_WHAT THE TASK REQUIRES:_ Using the records below, copy exactly the part that opens with the line holding "Write the matplotlib code for this chart." and closes with the line holding "import seaborn as sns", minus the pictures.

_DATA SUPPLIED:_
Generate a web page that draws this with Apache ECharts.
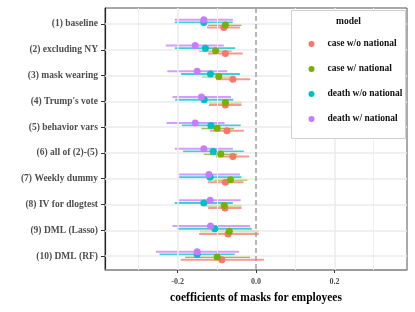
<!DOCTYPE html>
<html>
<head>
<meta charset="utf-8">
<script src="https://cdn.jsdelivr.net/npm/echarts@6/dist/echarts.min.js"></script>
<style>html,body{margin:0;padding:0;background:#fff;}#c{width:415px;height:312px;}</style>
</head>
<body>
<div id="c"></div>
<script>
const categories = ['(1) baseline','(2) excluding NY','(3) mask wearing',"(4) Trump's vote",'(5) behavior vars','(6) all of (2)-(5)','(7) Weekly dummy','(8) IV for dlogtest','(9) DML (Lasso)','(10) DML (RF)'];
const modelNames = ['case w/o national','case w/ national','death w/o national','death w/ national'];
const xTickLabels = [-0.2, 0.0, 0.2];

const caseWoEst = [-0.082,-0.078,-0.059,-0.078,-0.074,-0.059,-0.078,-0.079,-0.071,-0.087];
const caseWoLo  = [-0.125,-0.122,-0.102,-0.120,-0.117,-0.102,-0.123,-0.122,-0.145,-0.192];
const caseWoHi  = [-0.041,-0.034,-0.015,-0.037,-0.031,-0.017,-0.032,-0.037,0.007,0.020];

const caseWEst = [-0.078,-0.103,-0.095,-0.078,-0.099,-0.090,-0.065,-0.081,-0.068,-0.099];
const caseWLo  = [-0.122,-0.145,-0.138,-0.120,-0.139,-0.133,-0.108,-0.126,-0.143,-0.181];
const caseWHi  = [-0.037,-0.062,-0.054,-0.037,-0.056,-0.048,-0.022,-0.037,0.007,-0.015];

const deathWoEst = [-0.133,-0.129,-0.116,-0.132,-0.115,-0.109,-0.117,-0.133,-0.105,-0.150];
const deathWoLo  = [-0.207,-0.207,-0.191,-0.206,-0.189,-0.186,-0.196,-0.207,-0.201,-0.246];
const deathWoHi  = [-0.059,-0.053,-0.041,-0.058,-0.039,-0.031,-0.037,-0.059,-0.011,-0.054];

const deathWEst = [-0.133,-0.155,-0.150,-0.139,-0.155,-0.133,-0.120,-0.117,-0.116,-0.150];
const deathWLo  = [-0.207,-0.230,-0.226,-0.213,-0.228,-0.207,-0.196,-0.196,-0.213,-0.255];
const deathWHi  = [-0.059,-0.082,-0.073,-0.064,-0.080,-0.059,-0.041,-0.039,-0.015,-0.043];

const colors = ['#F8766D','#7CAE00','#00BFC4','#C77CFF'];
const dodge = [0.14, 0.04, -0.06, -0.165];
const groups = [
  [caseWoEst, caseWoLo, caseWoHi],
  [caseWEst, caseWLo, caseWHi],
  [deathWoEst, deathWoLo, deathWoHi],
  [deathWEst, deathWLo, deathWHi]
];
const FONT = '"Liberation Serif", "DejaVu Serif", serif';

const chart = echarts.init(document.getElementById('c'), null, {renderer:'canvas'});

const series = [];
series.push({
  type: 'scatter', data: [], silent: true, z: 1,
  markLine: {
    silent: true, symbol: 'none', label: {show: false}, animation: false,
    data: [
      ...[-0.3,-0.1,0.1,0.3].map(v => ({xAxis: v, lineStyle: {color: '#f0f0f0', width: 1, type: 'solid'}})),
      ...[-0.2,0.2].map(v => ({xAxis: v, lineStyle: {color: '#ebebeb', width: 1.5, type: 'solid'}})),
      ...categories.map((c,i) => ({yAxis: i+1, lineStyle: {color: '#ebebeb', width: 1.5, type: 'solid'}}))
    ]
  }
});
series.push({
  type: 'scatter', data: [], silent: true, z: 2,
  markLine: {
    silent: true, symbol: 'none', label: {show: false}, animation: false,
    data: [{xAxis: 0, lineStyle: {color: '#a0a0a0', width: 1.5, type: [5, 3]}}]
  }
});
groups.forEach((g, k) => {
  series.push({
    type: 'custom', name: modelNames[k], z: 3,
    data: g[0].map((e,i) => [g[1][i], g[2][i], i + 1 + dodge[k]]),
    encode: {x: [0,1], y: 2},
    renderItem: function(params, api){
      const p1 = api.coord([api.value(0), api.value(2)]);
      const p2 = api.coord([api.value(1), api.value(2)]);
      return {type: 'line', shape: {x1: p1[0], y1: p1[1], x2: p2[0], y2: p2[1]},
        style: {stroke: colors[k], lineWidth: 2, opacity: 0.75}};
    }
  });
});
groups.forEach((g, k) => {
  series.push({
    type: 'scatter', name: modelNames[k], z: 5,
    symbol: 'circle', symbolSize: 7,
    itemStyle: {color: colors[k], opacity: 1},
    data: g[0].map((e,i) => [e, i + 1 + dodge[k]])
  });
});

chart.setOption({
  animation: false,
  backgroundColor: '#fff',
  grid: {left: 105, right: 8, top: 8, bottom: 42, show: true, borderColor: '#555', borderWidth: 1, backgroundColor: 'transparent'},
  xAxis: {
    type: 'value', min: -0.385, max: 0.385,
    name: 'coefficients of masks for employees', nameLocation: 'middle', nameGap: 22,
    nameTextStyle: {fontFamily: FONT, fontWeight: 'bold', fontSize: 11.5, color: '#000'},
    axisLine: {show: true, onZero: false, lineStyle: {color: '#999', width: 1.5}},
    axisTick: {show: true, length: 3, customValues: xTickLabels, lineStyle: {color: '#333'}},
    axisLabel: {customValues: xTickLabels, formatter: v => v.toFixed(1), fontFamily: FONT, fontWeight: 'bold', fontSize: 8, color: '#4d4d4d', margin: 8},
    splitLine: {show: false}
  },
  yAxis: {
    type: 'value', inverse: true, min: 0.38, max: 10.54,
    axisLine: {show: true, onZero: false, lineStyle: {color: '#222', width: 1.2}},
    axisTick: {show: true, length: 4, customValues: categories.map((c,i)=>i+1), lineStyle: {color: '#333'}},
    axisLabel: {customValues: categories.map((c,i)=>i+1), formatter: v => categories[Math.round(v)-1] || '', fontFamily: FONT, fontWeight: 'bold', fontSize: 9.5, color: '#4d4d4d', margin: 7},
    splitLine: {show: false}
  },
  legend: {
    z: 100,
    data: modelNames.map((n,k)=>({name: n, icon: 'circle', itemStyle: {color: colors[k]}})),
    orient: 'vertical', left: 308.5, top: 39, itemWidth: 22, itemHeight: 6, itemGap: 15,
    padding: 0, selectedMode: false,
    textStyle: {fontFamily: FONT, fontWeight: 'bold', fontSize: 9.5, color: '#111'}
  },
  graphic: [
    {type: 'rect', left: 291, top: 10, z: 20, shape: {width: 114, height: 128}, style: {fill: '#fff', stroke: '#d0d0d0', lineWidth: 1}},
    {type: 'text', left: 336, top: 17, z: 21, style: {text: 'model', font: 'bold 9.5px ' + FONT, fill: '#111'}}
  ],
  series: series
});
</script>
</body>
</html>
---
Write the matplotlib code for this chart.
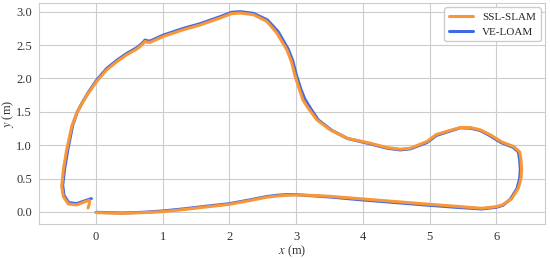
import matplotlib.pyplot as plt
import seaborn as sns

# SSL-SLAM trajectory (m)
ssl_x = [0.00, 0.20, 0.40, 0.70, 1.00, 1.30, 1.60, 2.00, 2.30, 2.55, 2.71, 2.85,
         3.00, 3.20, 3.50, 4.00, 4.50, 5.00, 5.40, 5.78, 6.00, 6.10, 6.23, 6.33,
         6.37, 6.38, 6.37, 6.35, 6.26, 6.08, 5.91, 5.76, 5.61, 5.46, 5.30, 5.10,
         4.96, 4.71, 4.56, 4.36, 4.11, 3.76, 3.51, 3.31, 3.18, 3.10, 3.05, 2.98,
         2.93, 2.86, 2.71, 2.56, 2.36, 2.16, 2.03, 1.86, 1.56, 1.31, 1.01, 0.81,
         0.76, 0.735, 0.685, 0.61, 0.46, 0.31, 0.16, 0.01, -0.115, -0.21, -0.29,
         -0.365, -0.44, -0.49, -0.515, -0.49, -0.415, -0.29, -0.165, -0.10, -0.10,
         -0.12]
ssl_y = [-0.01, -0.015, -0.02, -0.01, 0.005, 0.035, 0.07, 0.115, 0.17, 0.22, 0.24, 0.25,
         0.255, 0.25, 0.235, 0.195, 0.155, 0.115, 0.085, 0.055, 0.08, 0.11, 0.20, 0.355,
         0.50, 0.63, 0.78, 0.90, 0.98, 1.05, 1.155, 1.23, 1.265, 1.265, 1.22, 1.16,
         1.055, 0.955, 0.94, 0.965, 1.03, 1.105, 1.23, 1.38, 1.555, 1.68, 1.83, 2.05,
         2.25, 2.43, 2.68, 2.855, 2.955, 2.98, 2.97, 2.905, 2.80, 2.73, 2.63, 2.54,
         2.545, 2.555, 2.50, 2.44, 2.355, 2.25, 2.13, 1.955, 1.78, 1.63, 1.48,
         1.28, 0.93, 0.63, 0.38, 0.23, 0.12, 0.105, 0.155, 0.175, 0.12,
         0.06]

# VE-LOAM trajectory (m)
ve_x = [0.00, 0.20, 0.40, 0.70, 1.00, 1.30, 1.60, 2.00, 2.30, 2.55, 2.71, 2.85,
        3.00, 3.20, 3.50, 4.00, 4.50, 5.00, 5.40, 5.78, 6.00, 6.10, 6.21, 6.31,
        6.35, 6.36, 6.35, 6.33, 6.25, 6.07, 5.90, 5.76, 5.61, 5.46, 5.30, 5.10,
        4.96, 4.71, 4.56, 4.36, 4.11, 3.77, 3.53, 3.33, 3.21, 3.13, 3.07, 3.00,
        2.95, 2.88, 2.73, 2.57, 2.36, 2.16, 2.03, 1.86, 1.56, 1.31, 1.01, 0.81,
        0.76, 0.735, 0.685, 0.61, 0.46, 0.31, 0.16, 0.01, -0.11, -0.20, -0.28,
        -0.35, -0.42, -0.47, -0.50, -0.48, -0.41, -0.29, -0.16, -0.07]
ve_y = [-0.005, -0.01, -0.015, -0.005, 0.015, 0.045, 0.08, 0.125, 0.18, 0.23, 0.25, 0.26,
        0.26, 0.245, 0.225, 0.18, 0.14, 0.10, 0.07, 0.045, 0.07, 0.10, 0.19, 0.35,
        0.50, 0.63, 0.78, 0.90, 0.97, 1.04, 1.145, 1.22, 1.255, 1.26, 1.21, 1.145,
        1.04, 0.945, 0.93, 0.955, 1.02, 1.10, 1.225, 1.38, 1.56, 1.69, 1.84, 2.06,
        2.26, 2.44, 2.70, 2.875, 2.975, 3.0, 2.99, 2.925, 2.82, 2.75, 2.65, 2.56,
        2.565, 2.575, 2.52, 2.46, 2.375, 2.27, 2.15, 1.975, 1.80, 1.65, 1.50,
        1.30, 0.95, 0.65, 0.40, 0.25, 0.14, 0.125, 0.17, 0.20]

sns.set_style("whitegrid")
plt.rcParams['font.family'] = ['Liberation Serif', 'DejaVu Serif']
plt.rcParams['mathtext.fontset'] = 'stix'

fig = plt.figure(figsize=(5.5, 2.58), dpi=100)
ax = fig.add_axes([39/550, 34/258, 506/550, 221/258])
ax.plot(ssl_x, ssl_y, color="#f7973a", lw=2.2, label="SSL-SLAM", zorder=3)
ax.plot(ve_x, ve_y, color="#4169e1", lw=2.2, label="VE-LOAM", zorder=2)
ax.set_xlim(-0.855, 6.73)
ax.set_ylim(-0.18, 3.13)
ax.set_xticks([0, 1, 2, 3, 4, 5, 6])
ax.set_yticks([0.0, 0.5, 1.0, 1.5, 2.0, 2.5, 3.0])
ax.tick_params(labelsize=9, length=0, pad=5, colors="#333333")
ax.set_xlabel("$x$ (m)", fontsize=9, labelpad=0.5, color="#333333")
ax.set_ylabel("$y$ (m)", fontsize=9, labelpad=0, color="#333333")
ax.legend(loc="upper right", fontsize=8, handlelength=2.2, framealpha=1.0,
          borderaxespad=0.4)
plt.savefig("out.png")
--
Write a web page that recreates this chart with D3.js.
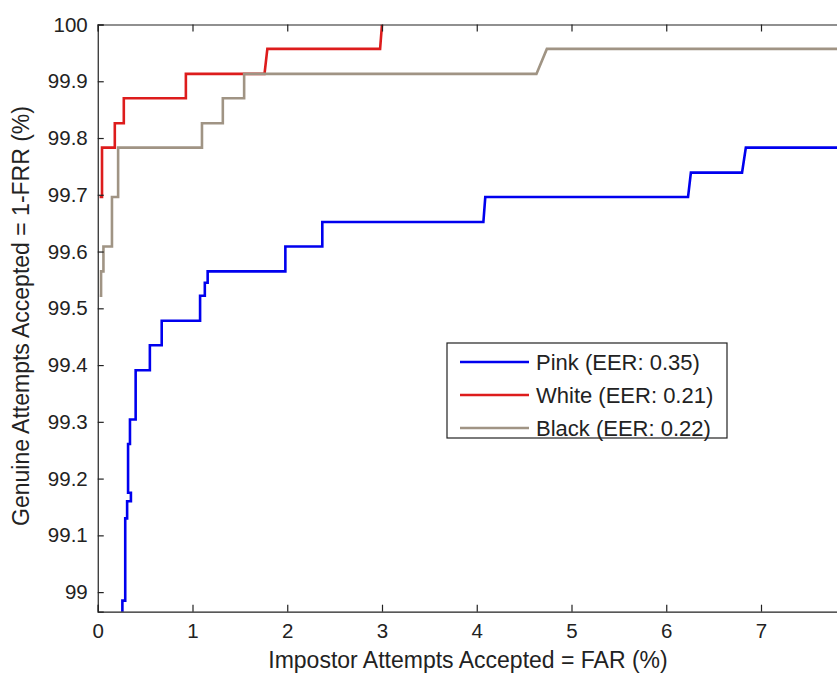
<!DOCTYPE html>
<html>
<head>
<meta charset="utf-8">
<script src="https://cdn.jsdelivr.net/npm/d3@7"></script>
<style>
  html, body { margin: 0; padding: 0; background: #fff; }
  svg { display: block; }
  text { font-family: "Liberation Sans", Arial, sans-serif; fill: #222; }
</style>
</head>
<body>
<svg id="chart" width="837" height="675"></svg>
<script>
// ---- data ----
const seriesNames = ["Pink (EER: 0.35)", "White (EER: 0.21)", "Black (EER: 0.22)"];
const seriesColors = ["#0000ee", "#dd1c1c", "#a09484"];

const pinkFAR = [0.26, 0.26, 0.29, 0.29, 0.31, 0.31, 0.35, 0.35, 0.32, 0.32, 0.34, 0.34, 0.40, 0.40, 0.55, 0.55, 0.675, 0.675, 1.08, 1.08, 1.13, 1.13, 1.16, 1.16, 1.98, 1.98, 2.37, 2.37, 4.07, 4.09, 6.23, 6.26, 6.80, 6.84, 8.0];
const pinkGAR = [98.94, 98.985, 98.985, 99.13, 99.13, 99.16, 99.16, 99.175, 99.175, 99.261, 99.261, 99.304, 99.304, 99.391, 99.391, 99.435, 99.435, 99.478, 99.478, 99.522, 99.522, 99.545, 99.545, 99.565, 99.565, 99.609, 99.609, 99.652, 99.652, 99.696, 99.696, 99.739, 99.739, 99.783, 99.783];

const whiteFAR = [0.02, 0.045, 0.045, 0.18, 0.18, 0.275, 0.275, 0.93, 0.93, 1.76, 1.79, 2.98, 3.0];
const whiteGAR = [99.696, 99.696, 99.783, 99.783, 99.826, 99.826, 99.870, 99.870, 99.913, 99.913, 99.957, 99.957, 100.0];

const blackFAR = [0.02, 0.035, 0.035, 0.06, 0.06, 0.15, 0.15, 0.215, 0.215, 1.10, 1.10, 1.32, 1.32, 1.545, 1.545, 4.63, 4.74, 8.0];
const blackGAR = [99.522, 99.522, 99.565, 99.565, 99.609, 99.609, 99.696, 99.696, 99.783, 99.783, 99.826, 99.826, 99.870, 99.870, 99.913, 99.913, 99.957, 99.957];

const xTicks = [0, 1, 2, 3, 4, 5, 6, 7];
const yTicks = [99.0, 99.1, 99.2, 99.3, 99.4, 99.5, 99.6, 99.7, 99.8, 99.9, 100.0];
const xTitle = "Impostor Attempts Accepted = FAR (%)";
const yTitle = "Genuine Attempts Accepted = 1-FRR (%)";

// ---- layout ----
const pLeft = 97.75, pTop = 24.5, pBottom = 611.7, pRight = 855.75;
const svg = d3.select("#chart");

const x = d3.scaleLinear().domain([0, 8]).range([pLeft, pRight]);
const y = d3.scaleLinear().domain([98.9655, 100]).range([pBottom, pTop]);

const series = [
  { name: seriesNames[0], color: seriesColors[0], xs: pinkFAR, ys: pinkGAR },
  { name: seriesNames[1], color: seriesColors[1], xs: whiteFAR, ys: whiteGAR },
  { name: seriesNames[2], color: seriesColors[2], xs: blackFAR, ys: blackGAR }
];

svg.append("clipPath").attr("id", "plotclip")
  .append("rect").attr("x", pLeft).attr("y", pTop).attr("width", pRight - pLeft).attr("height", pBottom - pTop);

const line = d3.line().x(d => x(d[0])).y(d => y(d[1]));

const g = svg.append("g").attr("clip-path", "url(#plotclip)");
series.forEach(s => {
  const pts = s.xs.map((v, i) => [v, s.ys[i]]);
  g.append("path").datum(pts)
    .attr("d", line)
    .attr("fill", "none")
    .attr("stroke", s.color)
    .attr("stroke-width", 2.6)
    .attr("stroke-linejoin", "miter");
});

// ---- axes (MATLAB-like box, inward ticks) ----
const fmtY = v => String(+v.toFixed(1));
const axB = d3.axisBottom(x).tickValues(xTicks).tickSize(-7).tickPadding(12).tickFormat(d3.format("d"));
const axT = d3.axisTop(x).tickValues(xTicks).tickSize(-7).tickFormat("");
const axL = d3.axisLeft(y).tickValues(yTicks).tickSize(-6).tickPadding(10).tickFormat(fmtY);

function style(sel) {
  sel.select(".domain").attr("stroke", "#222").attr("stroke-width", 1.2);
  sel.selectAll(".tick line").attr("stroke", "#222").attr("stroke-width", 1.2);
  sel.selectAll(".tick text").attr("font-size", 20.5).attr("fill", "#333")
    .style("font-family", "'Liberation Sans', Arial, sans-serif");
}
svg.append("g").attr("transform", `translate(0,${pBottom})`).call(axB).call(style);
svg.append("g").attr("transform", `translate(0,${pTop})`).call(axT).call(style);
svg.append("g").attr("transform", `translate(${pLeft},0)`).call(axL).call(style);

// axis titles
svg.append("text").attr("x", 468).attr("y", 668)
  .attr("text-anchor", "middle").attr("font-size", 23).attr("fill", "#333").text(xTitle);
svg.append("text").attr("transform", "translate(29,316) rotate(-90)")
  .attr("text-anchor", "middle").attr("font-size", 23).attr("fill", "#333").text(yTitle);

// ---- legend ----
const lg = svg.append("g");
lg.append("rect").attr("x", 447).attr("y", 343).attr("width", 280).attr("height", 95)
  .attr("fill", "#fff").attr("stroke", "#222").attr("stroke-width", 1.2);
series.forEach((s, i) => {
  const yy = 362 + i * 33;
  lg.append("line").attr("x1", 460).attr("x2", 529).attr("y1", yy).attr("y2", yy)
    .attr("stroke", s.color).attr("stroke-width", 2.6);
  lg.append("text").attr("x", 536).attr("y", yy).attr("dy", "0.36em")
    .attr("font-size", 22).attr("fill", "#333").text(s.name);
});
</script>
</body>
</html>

_THE OUTPUT:_
Write the matplotlib code for this chart.
import matplotlib.pyplot as plt
import seaborn as sns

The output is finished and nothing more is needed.